International career
- Years: Team / Apps / (Points)
- 2004–2006: Australia / 4 / (0)

= Matt Henjak =

Australia international rugby union player

Matt Henjak (born 25 November 1981) is an Australian former professional rugby union player. He played scrum-half for the Australian national team. Henjak, of Croatian ancestry, is the nephew of former rugby league half-back and former Brisbane Broncos head coach Ivan Henjak. After being sacked by the Western Force in 2008 for an off field indiscretion, Henjak signed for Toulon in the Top 14 in France where he played until 2012. He played a further season in France with Dax in the Pro D2 competition.

==Early career==
Henjak was educated at St Edmund's College in Canberra, the same school as Matt Giteau, George Gregan and Ricky Stuart. He played for the Canberra Vikings while playing in the Canberra club competition. In 2001 and 2002 Henjak represented Australia in the under 21 side as well as later playing for Australia A.

==Super Rugby==
He made his Super 12 debut in 2003, playing for the ACT Brumbies in a match against the Chiefs.

Henjak was called up into the 27-man national squad as cover mid-year 2004 after Elton Flatley broke his arm. Henjak made his international debut in 2004, on 26 June against England where he came off the bench onto the wing with 10 minutes remaining in the game after Clyde Rathbone was injured.

He moved to the new Super 14 team, the Western Force, for the 2006 Super 14 season. In 2008 he was involved in an altercation in which his teammate winger Haig Sare had his jaw broken, requiring surgery to insert a plate. Henjak was dismissed by the Western Force after he was found guilty of involvement in a bar room brawl.

==England and France==
Henjak went over to England for the latter part of 2004, having a short term stint with Harlequins.

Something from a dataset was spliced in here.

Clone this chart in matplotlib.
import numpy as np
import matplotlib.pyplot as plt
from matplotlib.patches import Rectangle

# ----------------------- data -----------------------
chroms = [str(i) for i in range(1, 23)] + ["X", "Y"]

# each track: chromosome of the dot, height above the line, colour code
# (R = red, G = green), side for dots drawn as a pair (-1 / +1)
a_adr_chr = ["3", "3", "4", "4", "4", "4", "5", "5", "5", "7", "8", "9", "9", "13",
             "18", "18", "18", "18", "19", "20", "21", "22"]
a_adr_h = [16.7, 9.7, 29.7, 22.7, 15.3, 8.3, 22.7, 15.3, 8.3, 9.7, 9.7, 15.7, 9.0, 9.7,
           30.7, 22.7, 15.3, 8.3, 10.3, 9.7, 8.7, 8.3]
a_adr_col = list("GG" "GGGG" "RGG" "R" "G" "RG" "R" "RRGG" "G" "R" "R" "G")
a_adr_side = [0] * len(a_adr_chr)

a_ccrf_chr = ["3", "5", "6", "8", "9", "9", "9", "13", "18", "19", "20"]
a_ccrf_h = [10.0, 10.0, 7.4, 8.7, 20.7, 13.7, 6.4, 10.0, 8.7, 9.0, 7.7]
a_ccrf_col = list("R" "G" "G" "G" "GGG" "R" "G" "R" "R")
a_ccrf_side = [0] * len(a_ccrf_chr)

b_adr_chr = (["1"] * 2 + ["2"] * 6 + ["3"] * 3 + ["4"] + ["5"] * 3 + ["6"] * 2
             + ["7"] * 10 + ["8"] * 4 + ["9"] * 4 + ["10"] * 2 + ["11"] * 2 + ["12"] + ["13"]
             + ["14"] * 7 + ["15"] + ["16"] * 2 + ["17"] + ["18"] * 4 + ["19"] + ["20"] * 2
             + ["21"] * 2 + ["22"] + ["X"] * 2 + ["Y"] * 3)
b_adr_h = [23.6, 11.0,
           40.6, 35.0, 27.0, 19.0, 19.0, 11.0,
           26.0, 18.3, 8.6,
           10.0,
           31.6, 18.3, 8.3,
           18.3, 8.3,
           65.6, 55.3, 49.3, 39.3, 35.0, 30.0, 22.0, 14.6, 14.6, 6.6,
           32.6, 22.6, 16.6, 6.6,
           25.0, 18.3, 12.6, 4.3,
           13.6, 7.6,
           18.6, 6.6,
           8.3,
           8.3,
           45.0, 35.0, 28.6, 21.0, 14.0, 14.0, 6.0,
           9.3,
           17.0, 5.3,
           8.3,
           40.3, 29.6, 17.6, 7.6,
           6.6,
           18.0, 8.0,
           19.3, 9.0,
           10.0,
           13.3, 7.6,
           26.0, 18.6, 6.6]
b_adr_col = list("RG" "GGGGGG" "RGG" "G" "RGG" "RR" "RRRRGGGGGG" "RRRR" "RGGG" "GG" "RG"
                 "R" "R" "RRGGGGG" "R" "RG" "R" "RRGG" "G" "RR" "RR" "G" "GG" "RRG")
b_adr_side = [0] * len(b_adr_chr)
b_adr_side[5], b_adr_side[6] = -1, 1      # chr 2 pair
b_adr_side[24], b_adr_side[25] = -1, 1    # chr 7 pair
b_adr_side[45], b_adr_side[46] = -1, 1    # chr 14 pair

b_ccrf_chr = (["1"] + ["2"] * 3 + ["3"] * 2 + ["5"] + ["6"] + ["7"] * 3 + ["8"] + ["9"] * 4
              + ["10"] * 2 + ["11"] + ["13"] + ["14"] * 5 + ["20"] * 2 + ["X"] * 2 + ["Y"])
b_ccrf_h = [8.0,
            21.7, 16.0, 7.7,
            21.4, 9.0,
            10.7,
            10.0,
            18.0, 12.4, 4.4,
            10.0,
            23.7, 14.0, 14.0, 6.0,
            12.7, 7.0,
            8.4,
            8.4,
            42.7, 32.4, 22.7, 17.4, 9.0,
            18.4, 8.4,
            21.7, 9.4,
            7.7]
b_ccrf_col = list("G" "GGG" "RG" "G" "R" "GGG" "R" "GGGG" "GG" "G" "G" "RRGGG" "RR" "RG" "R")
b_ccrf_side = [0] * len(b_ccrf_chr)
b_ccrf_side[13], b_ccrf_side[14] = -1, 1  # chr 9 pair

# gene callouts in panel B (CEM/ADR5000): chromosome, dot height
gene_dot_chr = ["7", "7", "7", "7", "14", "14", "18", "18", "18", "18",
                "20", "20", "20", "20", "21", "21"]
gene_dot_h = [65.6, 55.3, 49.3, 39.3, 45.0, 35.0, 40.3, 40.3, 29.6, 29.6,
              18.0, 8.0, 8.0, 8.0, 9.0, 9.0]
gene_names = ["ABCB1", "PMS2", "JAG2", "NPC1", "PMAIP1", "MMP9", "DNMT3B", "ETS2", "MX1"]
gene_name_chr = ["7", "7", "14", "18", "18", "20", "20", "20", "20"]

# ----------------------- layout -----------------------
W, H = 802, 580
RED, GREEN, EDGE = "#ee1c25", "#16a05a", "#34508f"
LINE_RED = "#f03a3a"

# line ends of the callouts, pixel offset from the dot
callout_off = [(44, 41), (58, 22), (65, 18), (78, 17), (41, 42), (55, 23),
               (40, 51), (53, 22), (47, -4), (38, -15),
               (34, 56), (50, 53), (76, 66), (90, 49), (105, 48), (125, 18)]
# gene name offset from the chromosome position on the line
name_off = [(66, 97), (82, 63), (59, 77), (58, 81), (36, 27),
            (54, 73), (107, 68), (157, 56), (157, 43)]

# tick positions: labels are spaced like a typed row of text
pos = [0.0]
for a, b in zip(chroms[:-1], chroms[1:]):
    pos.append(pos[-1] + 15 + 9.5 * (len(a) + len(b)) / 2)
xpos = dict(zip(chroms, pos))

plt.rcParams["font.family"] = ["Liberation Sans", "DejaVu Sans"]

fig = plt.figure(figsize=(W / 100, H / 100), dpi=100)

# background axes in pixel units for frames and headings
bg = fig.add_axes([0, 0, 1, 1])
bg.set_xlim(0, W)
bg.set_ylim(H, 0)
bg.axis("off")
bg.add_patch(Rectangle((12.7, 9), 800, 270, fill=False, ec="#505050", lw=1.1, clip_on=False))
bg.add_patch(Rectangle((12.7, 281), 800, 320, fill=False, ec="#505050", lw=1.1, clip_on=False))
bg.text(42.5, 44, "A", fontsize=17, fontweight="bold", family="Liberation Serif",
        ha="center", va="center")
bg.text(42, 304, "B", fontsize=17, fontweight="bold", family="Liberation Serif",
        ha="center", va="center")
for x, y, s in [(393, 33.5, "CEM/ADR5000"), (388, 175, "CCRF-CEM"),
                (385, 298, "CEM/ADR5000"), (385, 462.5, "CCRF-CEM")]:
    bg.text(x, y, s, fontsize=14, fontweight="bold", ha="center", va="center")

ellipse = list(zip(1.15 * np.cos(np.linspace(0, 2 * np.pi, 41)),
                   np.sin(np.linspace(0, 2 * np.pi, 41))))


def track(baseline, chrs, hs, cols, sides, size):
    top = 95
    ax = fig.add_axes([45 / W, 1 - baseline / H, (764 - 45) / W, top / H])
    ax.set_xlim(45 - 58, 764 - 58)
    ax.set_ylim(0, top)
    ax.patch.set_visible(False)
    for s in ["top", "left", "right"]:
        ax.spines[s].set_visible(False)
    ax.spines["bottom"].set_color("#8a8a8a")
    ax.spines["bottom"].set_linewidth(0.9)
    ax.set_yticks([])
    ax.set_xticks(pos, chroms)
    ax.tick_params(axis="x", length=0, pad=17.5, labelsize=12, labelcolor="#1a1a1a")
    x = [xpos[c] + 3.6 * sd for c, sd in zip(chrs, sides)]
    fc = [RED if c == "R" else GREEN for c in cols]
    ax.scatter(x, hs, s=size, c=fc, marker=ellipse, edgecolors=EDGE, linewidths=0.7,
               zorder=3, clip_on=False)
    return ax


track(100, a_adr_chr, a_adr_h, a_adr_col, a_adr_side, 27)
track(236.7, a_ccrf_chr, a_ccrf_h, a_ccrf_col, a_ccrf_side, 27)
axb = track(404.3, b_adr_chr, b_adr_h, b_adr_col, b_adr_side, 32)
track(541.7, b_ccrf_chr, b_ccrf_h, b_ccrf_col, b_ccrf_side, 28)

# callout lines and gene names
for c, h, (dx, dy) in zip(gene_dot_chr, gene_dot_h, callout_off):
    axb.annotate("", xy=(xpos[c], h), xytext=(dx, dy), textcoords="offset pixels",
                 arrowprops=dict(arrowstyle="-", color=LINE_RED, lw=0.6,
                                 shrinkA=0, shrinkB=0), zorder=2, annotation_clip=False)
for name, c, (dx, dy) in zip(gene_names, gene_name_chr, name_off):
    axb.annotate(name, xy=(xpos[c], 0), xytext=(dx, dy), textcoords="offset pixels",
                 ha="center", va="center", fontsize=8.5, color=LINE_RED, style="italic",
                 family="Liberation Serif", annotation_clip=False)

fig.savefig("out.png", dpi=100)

After being sacked from the Western Force in 2008, Henjak was linked to a code-switch to rugby league and a move to the Canberra Raiders, however Toulon gave him the chance to resurrect his rugby union career in France. After four seasons with Toulon in the Top 14 competition, he played a further season with Pro D2 Club, Dax, in the second tier professional competition before retiring from professional rugby.

==Controversies==
During his playing career, Henjak was linked with a series of scandals. In 2004, he was involved in an altercation in South Africa, in which the complainant was secretly paid A$16,000 to drop assault charges.